Thomson isn’t a children’s librarian anymore — although that wasn’t necessarily her choice. In the early 2000s, the Fraser Valley Regional Library decided to do away with specialist librarians, turning Thomson’s position into an information services supervisor, “which is quite a mouthful,” she said. A few years later, she was made community librarian.

“People say, ‘How could you be at the same place for so long? Didn’t you want a change?’ Well, I didn’t need a change because I kept getting changes forced on me.” She laughed. “That was change and challenge enough.”

It wasn’t only Thomson’s job title; libraries changed too.

Circulation is down across North American libraries.
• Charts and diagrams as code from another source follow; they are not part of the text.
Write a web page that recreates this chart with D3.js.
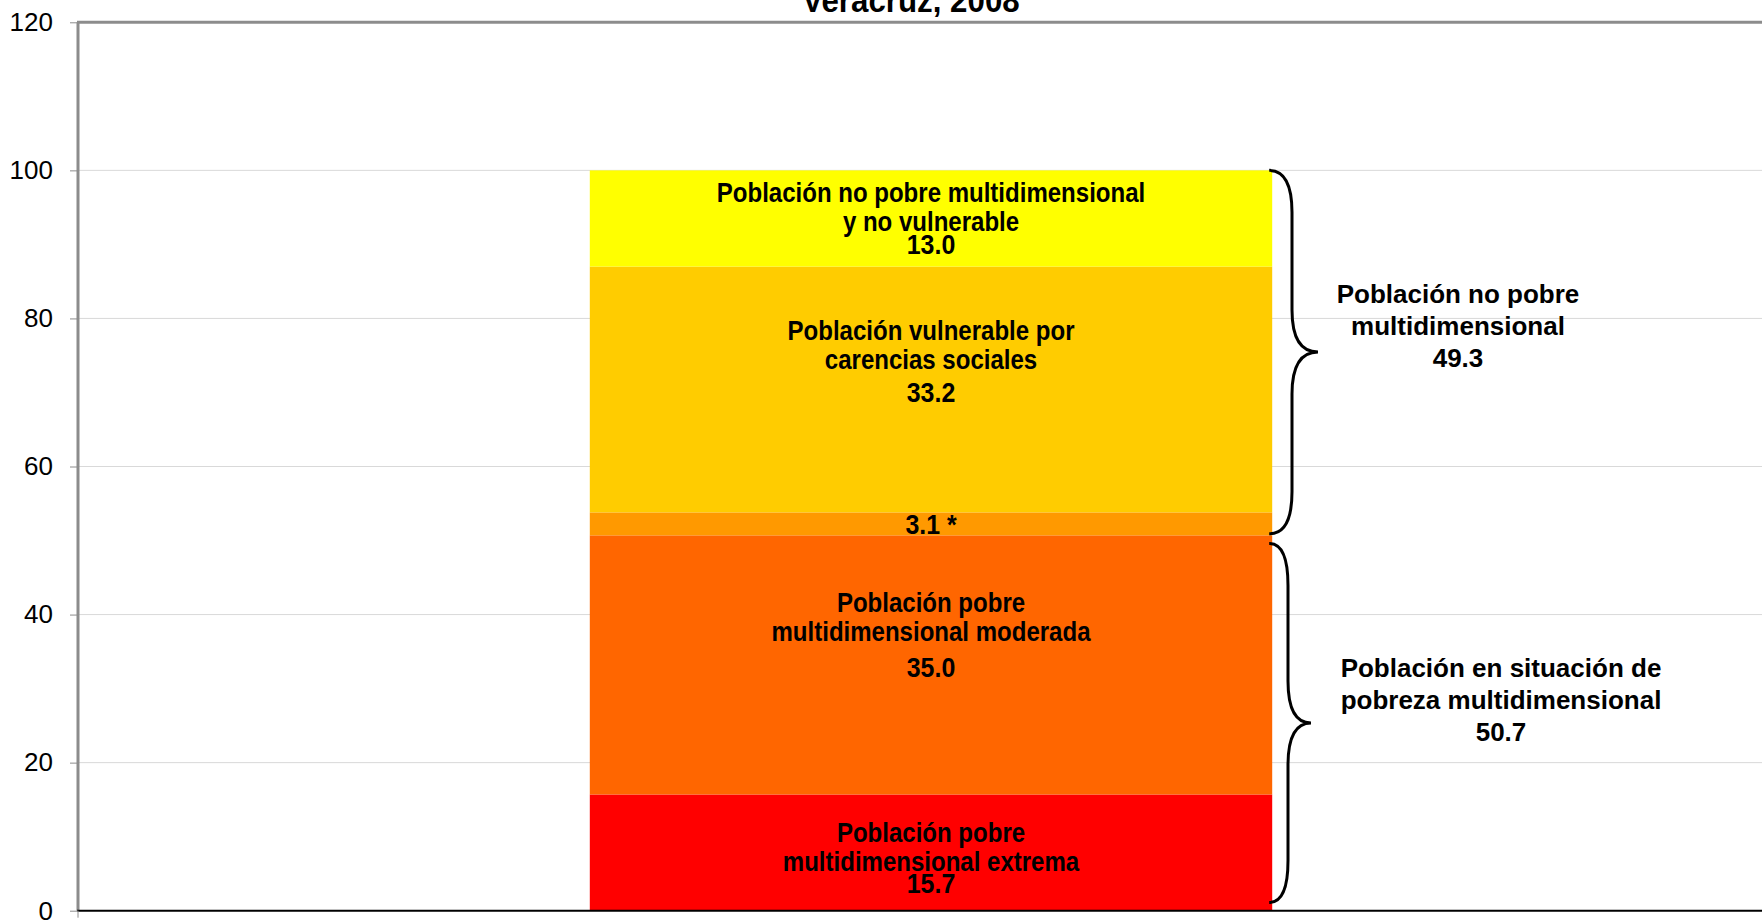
<!DOCTYPE html>
<html><head><meta charset="utf-8">
<script src="https://cdn.jsdelivr.net/npm/d3@7"></script>
<style>body{margin:0;background:#fff;overflow:hidden}svg{display:block}</style>
</head><body>
<svg id="c" width="1762" height="920"></svg>
<script>
const title = "Veracruz, 2008";
const categories = ["Veracruz"];
const segNames = [
  ["Población pobre", "multidimensional extrema"],
  ["Población pobre", "multidimensional moderada"],
  [],
  ["Población vulnerable por", "carencias sociales"],
  ["Población no pobre multidimensional", "y no vulnerable"]
];
const segValues = [15.7, 35.0, 3.1, 33.2, 13.0];
const segValueLabels = ["15.7", "35.0", "3.1 *", "33.2", "13.0"];
const segColors = ["#FF0000", "#FF6600", "#FF9900", "#FFCC00", "#FFFF00"];
const yTicks = [0, 20, 40, 60, 80, 100, 120];
const groupNames = [
  ["Población en situación de", "pobreza multidimensional"],
  ["Población no pobre", "multidimensional"]
];
const groupValues = ["50.7", "49.3"];
const groupRanges = [[1.1, 49.6], [50.9, 100]];

const svg = d3.select("#c");
const y = d3.scaleLinear().domain([0, 120]).range([910.7, 22.3]);
const x = d3.scaleBand().domain(categories).range([78, 1784]).paddingInner(0).paddingOuter(0.75);
const X0 = 78;

// gridlines
svg.append("g").selectAll("line").data(yTicks.filter(d => d > 0 && d < 120)).join("line")
  .attr("x1", X0).attr("x2", 1762).attr("y1", d => y(d)).attr("y2", d => y(d))
  .attr("stroke", "#d9d9d9").attr("stroke-width", 1);

// stacked bar
let acc = 0;
const stacks = segValues.map((v, i) => { const s = {y0: acc, y1: acc + v, i}; acc += v; return s; });
const cat = categories[0];
svg.append("g").selectAll("rect").data(stacks).join("rect")
  .attr("x", x(cat)).attr("width", x.bandwidth())
  .attr("y", d => y(d.y1)).attr("height", d => y(d.y0) - y(d.y1))
  .attr("fill", d => segColors[d.i]);

// axis frame
svg.append("line").attr("x1", X0 - 1).attr("x2", 1762).attr("y1", y(120)).attr("y2", y(120))
  .attr("stroke", "#8c8c8c").attr("stroke-width", 3);
svg.append("line").attr("x1", X0).attr("x2", X0).attr("y1", y(120)).attr("y2", y(0))
  .attr("stroke", "#8c8c8c").attr("stroke-width", 3);
svg.append("line").attr("x1", X0 - 1).attr("x2", 1762).attr("y1", y(0)).attr("y2", y(0))
  .attr("stroke", "#000").attr("stroke-width", 2);
svg.append("line").attr("x1", X0).attr("x2", X0).attr("y1", y(0)).attr("y2", y(0) + 7)
  .attr("stroke", "#8c8c8c").attr("stroke-width", 1);

const ax = svg.append("g").attr("transform", `translate(${X0},0)`)
  .call(d3.axisLeft(y).tickValues(yTicks).tickSize(8).tickPadding(17).tickFormat(d3.format("d")));
ax.select(".domain").remove();
ax.selectAll(".tick line").attr("stroke", "#8c8c8c");
ax.selectAll(".tick text").attr("font-family", "Liberation Sans, Arial, sans-serif")
  .attr("font-size", 26).attr("fill", "#000");

function condText(g, cx, cy, txt, size, sx) {
  g.append("text").attr("transform", `translate(${cx},${cy}) scale(${sx || 0.89},1)`)
    .attr("text-anchor", "middle").attr("font-family", "Liberation Sans, Arial, sans-serif")
    .attr("font-weight", "bold").attr("font-size", size).attr("fill", "#000").text(txt);
}

// title
condText(svg, 911, 12, title, 34, 0.92);

// segment labels
const cx = x(cat) + x.bandwidth() / 2;
const lab = svg.append("g");
stacks.forEach(s => {
  const names = segNames[s.i];
  const top = y(s.y1), bot = y(s.y0);
  const mid = (top + bot) / 2;
  if (names.length === 0) {
    condText(lab, cx, mid + 10, segValueLabels[s.i], 28);
    return;
  }
  let base, gapNum;
  if (s.i === 0) { base = top + 48; gapNum = 22; }
  else if (s.i === 4) { base = top + 31.5; gapNum = 23; }
  else if (s.i === 1) { base = top + 77; gapNum = 36; }
  else { base = top + 73.5; gapNum = 33; }
  names.forEach((n, k) => condText(lab, cx, base + k * 29, n, 27));
  condText(lab, cx, base + 29 + gapNum, segValueLabels[s.i], 28);
});

// braces
const bx0 = x(cat) + x.bandwidth() - 3;
function bracePath(yT, yB, xs, xt) {
  const yM = (yT + yB) / 2, r = 42;
  return `M${bx0},${yT} Q${xs},${yT} ${xs},${yT + r} L${xs},${yM - r} Q${xs},${yM} ${xt},${yM}` +
    ` Q${xs},${yM} ${xs},${yM + r} L${xs},${yB - r} Q${xs},${yB} ${bx0},${yB}`;
}
const gx = [[1288, 1311, 1501, 5], [1292, 1318, 1458, 2]];
groupRanges.forEach((r, i) => {
  svg.append("path").attr("d", bracePath(y(r[1]), y(r[0]), gx[i][0], gx[i][1]))
    .attr("fill", "none").attr("stroke", "#000").attr("stroke-width", 3);
  const yM = (y(r[0]) + y(r[1])) / 2;
  const lines = groupNames[i].concat([groupValues[i]]);
  lines.forEach((t, k) => {
    svg.append("text").attr("x", gx[i][2]).attr("y", yM - 51 + gx[i][3] + k * 32)
      .attr("text-anchor", "middle").attr("font-family", "Liberation Sans, Arial, sans-serif")
      .attr("font-weight", "bold").attr("font-size", 26).attr("fill", "#000").text(t);
  });
});
</script>
</body></html>
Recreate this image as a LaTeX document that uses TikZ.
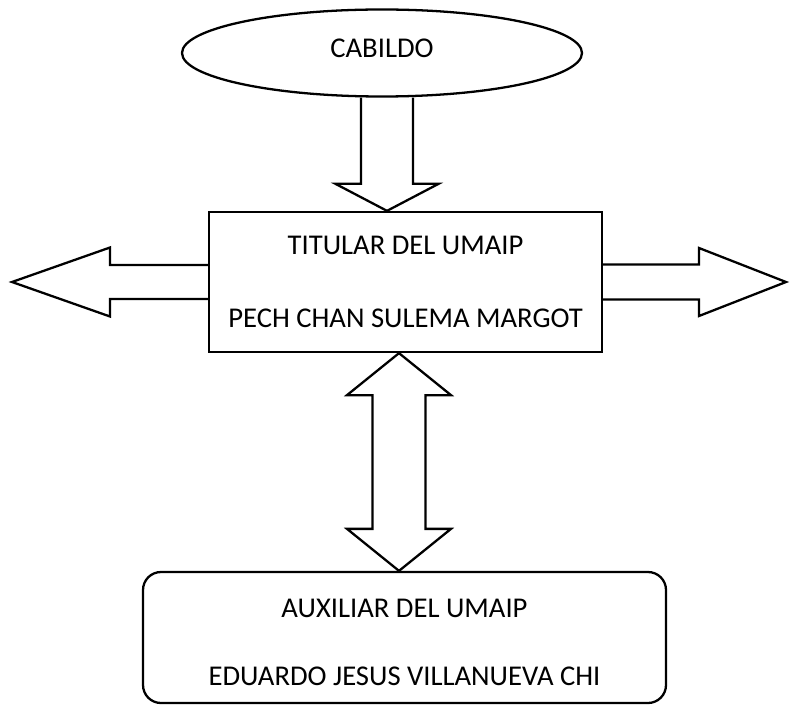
\documentclass[tikz,border=0pt]{standalone}
\usepackage{fontspec}
\setmainfont{Carlito}
\usepackage{tikz}
\usetikzlibrary{shapes.geometric, calc}

% flecha de bloque: cola, punta, medio cuerpo, media punta, largo punta
\newcommand{\flechabloque}[5]{%
  \path ($(#2)!#5!(#1)$) coordinate (h);
  \draw[bloque] ($(#1)!#3!90:(#2)$) -- ($(h)!#3!90:(#2)$) -- ($(h)!#4!90:(#2)$)
    -- (#2) -- ($(h)!#4!-90:(#2)$) -- ($(h)!#3!-90:(#2)$) -- ($(#1)!#3!-90:(#2)$);
}
% flecha de bloque con dos puntas
\newcommand{\flechadoble}[5]{%
  \path ($(#1)!#5!(#2)$) coordinate (h1) ($(#2)!#5!(#1)$) coordinate (h2);
  \draw[bloque] (#1) -- ($(h1)!#4!90:(#2)$) -- ($(h1)!#3!90:(#2)$) -- ($(h2)!#3!90:(#2)$)
    -- ($(h2)!#4!90:(#2)$) -- (#2) -- ($(h2)!#4!-90:(#2)$) -- ($(h2)!#3!-90:(#2)$)
    -- ($(h1)!#3!-90:(#2)$) -- ($(h1)!#4!-90:(#2)$) -- cycle;
}

\begin{document}
\begin{tikzpicture}[
    bloque/.style={draw, line width=1.3pt, line join=miter},
    texto/.style={font=\fontsize{16.3}{20}\selectfont, align=center, inner sep=0pt}
  ]
    \useasboundingbox (0,0) rectangle (15.8,14.08);
    % Cabildo
    \node[ellipse, bloque, texto, text depth=0.2cm, minimum width=8cm, minimum height=1.74cm] (cabildo) at (7.64,13.02) {CABILDO};
    % Titular
    \node[rectangle, bloque, texto, minimum width=7.86cm, minimum height=2.8cm] (titular) at (8.11,8.44)
      {TITULAR DEL UMAIP\\[21.5pt]PECH CHAN SULEMA MARGOT};
    % Auxiliar
    \node[rectangle, rounded corners=0.36cm, bloque, texto, minimum width=10.46cm, minimum height=2.62cm] (auxiliar) at (8.09,1.33)
      {\rule{0pt}{0.58cm}AUXILIAR DEL UMAIP\\[18.7pt]EDUARDO JESUS VILLANUEVA CHI};
    % Extremos de las flechas
    \coordinate (baja) at ($(cabildo.south)+(0.1,0)$);
    \coordinate (sube) at ($(titular.south)+(-0.13,0)$);
    \coordinate (izq) at (0.24,8.44);
    \coordinate (der) at (15.72,8.44);
    % Flechas
    \flechabloque{baja}{baja |- titular.north}{0.52cm}{1.03cm}{0.54cm}
    \flechabloque{titular.west}{izq}{0.34cm}{0.69cm}{1.96cm}
    \flechabloque{titular.east}{der}{0.35cm}{0.68cm}{1.74cm}
    \flechadoble{sube}{sube |- auxiliar.north}{0.53cm}{1.04cm}{0.84cm}
\end{tikzpicture}
\end{document}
But, she added, “we’re busier than ever in terms of people in the building.”

“After three o’clock, there’s hardly an empty seat,” she said. “We’ve got temporary tables out of our meeting room that we set up just to make space for people that are here studying, reading, reading the newspapers.”

This communal space is a change from the “stuffy, absolutely silent buildings” of yore, Thomson said.

“We still get older people complaining about too much noise. But we don’t enforce that,” she continued. “We’re not the shushing librarians of the 50s and the 60s.”

And now, she said, there are many young librarians coming into the system.

“That’s great; they have new ideas, more energy,” Thomson said. “Yeah, it’s time to step aside and let others lead the library on to the next phase.”

Thomson’s last day as a librarian at the George Mackie Library is on March 9 (although she’s technically on vacation until end of April). Her replacement will start in May, and usher in a new era at the North Delta library.

“I’m ready,” she said about retirement. “People say you know when you’re ready, and I know.

“I don’t want to be one of those people that dreads going to work.”